Une femme allongée sur son lit, un homme affaissé sur son canapé. Les plans se juxtaposent, la platine fonctionne, s’intercale entre les prises, rythme l’intrication de ces deux personnages, l’hypnose de ces deux tableaux vivants, cette transe d’une musique qui se fait étreinte. Only Lovers Left Alive est l’histoire du prolongement de cette scène d’ouverture, de cette recherche, dans la dualité matérielle, la séparation contingente de la chair, de l’unité spirituelle de deux êtres. Ici, le vampirisme ne renvoie en rien à la mythologie traditionnellement représentée au cinéma, mais est plutôt le symbole de la quête métaphysique d’un absolu à trouver dans l’osmose éphémère avec l’art, l’ouverture répétée à la rencontre éternelle entre deux âmes prêtes à ne faire qu’une dans la tangence continue de leur rencontre. Le couple de vampires (Tilda Swinton et Tom Hiddleston) s’approprie le génie de l’homme pour mieux s’extraire de sa condition, ressusciter la beauté oubliée de ses œuvres dans nos sociétés modernes. Leur amour est cette nouvelle esthétique, l’immortalité la nouvelle modalité sensible de cette résonance entre deux âmes, cette transfiguration alchimique de l’expérience humaine à partir de son sang, des faibles pulsations de son cœur presque éteint, détourné de la vocation qui faisait jadis sa grandeur.

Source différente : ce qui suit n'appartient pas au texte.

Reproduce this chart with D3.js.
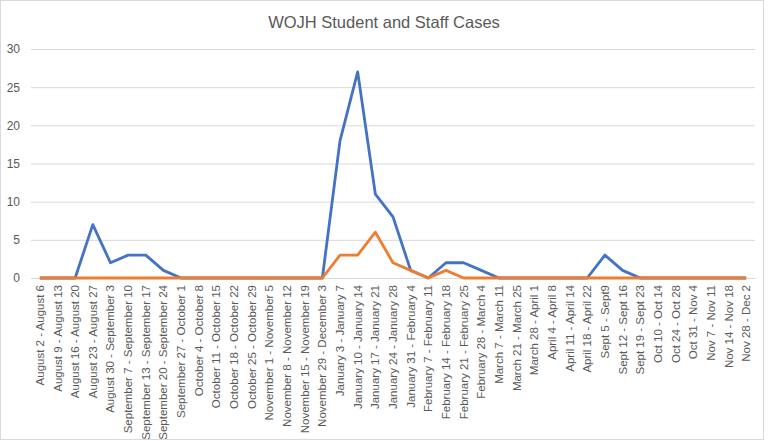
<!DOCTYPE html>
<html>
<head>
<meta charset="utf-8">
<script src="https://cdn.jsdelivr.net/npm/d3@7"></script>
<style>
  body { margin: 0; background: #fff; }
  svg { display: block; font-family: "Liberation Sans", Arial, sans-serif; }
</style>
</head>
<body>
<div id="chart"></div>
<script>
const weeks = [
  "August 2 - August 6", "August 9 - August 13", "August 16 - August 20",
  "August 23 - August 27", "August 30 - September 3", "September 7 - September 10",
  "September 13 - September 17", "September 20 - September 24", "September 27 - October 1",
  "October 4 - October 8", "October 11 - October 15", "October 18 - October 22",
  "October 25 - October 29", "November 1 - November 5", "November 8 - November 12",
  "November 15 - November 19", "November 29 - December 3", "January 3 - January 7",
  "January 10 - January 14", "January 17 - January 21", "January 24 - January 28",
  "January 31 - February 4", "February 7 - February 11", "February 14 - February 18",
  "February 21 - February 25", "February 28 - March 4", "March 7 - March 11",
  "March 21 - March 25", "March 28 - April 1", "April 4 - April 8",
  "April 11 - April 14", "April 18 - April 22", "Sept 5 - Sept9",
  "Sept 12 - Sept 16", "Sept 19 - Sept 23", "Oct 10 - Oct 14",
  "Oct 24 - Oct 28", "Oct 31 - Nov 4", "Nov 7 - Nov 11",
  "Nov 14 - Nov 18", "Nov 28 - Dec 2"
];

const studentCases = [
  0, 0, 0, 7, 2, 3, 3, 1, 0, 0, 0, 0, 0, 0, 0, 0, 0, 18, 27, 11, 8,
  1, 0, 2, 2, 1, 0, 0, 0, 0, 0, 0, 3, 1, 0, 0, 0, 0, 0, 0, 0
];

const staffCases = [
  0, 0, 0, 0, 0, 0, 0, 0, 0, 0, 0, 0, 0, 0, 0, 0, 0, 3, 3, 6, 2,
  1, 0, 1, 0, 0, 0, 0, 0, 0, 0, 0, 0, 0, 0, 0, 0, 0, 0, 0, 0
];

const yTicks = [0, 5, 10, 15, 20, 25, 30];

const W = 769, H = 441;
const margin = { top: 49, right: 14, bottom: 163, left: 31 };
const width = W - margin.left - margin.right;
const height = H - margin.top - margin.bottom;

const svg = d3.select("#chart").append("svg")
  .attr("width", W).attr("height", H);

svg.append("rect")
  .attr("x", 0.5).attr("y", 0.5)
  .attr("width", W - 6).attr("height", H - 2)
  .attr("fill", "#fff").attr("stroke", "#d9d9d9");

svg.append("text")
  .attr("x", 384).attr("y", 28)
  .attr("text-anchor", "middle")
  .attr("fill", "#595959")
  .attr("font-size", 16.5)
  .text("WOJH Student and Staff Cases");

const g = svg.append("g").attr("transform", `translate(${margin.left},${margin.top})`);

const x = d3.scaleBand().domain(weeks).range([0, width]);
const y = d3.scaleLinear().domain([0, 30]).range([height, 0]);

// gridlines
g.append("g")
  .call(d3.axisLeft(y).tickValues(yTicks).tickSize(-width).tickFormat(d3.format("d")))
  .call((a) => a.select(".domain").remove())
  .call((a) => a.selectAll(".tick line").attr("stroke", "#d9d9d9"))
  .call((a) => a.selectAll(".tick text")
    .attr("x", -11).attr("fill", "#595959").attr("font-size", 12)
    .attr("font-family", "Liberation Sans, Arial, sans-serif"));

// x axis labels
g.append("g")
  .attr("transform", `translate(0,${height})`)
  .call(d3.axisBottom(x).tickSize(0))
  .call((a) => a.select(".domain").attr("stroke", "#d9d9d9"))
  .call((a) => a.selectAll(".tick text")
    .attr("transform", "rotate(-90)")
    .attr("text-anchor", "end")
    .attr("x", -7).attr("y", 0).attr("dy", "0.35em")
    .attr("fill", "#595959").attr("font-size", 11.5)
    .attr("font-family", "Liberation Sans, Arial, sans-serif"));

const line = d3.line()
  .x((d, i) => x(weeks[i]) + x.bandwidth() / 2)
  .y((d) => y(d));

g.append("path")
  .datum(studentCases)
  .attr("fill", "none")
  .attr("stroke", "#4472c4")
  .attr("stroke-width", 2.8)
  .attr("stroke-linejoin", "round")
  .attr("d", line);

g.append("path")
  .datum(staffCases)
  .attr("fill", "none")
  .attr("stroke", "#ed7d31")
  .attr("stroke-width", 2.8)
  .attr("stroke-linejoin", "round")
  .attr("d", line);
</script>
</body>
</html>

LE VAMPIRISME COMME ART D’AIMER
Qu’ils soient à Détroit ou Tanger, les deux personnages errent dans ce même paysage de la désolation, des vestiges d’un au-delà qu’eux seuls ont connu, et tentent désespérément de raviver dans l’ombre de leur existence surnaturelle. Lui égrène des notes mélancoliques sur sa guitare, elle relit les mêmes classiques du passé, tous deux sacralisent le passage du temps dans leur vécu de ce qui est désormais hors d’atteinte, seulement palpable dans l’ininterruption de leurs retrouvailles, lors desquelles la mémoire devient présente, l’éternité une réincarnation. Ici, les vampires révèlent l’inhumanité de l’art et du temps, leur transgression continue des limites de l’incarnation dans l’extase d’une vision, l’illumination de réminiscences. Avec eux, nous parcourons les siècles dans la simple actualisation du souvenir dans leur regard, traversons les rues désertes de l’absolu en nous rendant compte qu’il suffit peut-être de réapprendre à le percevoir à travers l’étrangeté du monde actuel. Leur nuit est une lumière, la manifestation d’une vérité obscurcie dans le jour, le témoignage que l’impossible est à portée de main, jusqu’à l’ultime renversement : les vampires ressuscitent nos morts, sont davantage fidèles à la vie que les vivants eux-mêmes.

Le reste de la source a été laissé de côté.